▶ **Request**: Extract all lines from the data beneath that include the word "this".

▶ **Given entries**:
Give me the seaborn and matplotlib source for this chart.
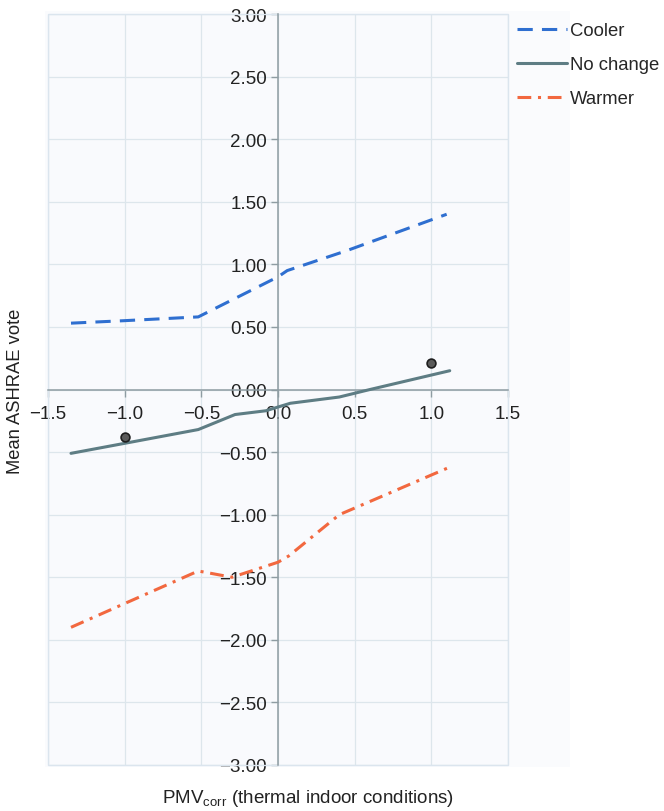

...

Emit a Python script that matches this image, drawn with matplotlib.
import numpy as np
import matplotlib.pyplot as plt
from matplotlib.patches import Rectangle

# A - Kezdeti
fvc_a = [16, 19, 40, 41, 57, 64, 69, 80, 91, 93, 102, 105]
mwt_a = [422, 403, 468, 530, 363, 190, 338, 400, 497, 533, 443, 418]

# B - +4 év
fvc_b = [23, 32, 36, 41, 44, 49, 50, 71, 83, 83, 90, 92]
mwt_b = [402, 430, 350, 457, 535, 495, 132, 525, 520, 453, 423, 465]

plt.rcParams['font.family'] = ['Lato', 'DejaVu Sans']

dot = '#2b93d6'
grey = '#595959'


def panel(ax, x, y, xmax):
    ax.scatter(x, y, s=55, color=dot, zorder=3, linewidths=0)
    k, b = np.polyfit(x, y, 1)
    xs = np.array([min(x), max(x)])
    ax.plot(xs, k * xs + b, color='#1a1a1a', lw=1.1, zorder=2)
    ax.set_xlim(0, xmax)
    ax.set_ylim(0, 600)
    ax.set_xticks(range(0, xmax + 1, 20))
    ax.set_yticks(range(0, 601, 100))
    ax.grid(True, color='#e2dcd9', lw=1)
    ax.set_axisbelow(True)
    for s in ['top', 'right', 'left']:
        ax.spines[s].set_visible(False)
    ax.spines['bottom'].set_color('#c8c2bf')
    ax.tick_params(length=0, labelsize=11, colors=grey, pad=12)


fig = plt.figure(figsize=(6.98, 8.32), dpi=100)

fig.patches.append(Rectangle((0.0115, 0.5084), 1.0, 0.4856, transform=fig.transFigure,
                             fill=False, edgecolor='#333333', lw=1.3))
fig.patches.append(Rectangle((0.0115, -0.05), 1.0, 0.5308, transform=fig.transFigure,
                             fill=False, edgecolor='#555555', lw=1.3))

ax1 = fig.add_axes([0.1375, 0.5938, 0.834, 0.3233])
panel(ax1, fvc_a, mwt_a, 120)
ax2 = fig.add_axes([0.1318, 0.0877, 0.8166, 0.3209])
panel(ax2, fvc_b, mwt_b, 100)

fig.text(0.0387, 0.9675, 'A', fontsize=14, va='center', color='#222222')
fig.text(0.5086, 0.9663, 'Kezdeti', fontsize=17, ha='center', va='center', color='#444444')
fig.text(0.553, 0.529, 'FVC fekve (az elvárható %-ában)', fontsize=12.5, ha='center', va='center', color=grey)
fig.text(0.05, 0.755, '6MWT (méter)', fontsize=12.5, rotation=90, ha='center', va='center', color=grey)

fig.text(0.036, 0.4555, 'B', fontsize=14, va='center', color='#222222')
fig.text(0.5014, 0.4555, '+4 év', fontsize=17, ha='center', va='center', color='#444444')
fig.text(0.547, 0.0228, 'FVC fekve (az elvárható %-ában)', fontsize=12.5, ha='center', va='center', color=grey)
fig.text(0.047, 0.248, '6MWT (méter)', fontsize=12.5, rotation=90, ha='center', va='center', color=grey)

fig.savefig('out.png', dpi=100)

* * *

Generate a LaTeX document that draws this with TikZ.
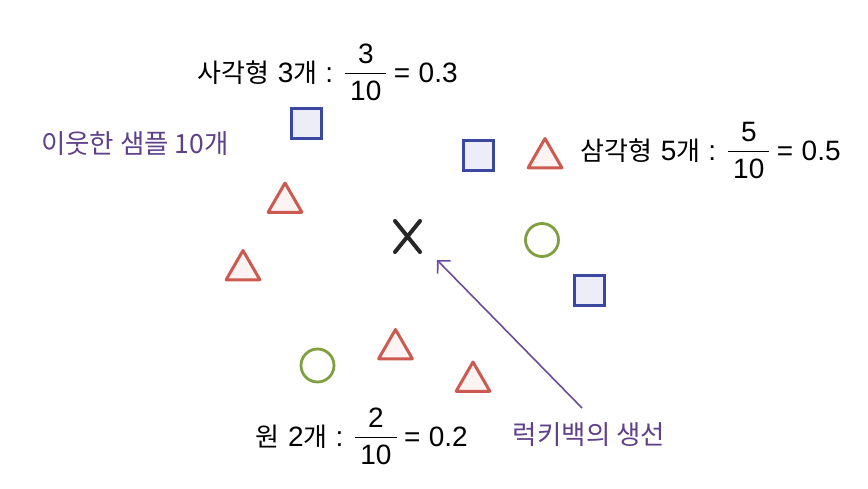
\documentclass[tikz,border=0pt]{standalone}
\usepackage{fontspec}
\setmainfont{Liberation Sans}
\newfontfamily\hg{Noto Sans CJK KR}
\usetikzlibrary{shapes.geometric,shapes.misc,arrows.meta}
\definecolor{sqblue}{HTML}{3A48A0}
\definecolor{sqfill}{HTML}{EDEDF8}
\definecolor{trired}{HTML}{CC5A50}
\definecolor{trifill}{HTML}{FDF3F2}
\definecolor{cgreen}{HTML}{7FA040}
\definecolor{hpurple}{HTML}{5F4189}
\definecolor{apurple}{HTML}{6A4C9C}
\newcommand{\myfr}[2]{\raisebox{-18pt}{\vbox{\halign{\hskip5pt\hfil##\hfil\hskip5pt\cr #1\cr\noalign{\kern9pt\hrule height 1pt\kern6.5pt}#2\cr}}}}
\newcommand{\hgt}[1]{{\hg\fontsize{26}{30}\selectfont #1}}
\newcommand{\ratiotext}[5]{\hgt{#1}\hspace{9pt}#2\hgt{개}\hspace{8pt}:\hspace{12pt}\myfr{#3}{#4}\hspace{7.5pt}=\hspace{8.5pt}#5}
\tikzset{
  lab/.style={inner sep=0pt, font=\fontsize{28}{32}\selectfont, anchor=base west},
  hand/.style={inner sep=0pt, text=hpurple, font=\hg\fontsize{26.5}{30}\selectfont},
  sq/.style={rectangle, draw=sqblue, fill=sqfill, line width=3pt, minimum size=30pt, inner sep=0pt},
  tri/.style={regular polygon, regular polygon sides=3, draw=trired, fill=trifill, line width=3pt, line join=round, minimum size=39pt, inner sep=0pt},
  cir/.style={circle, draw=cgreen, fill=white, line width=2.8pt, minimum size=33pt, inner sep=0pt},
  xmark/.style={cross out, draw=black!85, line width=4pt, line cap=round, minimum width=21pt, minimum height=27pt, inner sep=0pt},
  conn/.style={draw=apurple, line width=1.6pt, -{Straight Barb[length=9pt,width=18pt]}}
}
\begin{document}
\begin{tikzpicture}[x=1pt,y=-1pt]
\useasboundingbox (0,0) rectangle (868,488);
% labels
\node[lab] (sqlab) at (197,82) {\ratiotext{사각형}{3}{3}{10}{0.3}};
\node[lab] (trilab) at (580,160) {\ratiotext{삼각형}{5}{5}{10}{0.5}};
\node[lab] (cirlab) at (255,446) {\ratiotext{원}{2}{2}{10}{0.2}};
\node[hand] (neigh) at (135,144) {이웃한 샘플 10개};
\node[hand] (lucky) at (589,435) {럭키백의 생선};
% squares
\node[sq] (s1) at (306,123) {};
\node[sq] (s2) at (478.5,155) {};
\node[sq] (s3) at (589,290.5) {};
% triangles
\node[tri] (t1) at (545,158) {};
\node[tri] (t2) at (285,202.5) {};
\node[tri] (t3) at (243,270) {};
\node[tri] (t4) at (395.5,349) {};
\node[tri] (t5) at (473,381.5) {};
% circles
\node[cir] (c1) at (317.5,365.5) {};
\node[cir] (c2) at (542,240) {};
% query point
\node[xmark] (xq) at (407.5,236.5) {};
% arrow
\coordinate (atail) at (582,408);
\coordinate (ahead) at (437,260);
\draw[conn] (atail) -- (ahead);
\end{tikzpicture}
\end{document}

▶ **Exercise solution**:
Give me the seaborn and matplotlib source for this chart.
Emit a Python script that matches this image, drawn with matplotlib.
Generate a LaTeX document that draws this with TikZ.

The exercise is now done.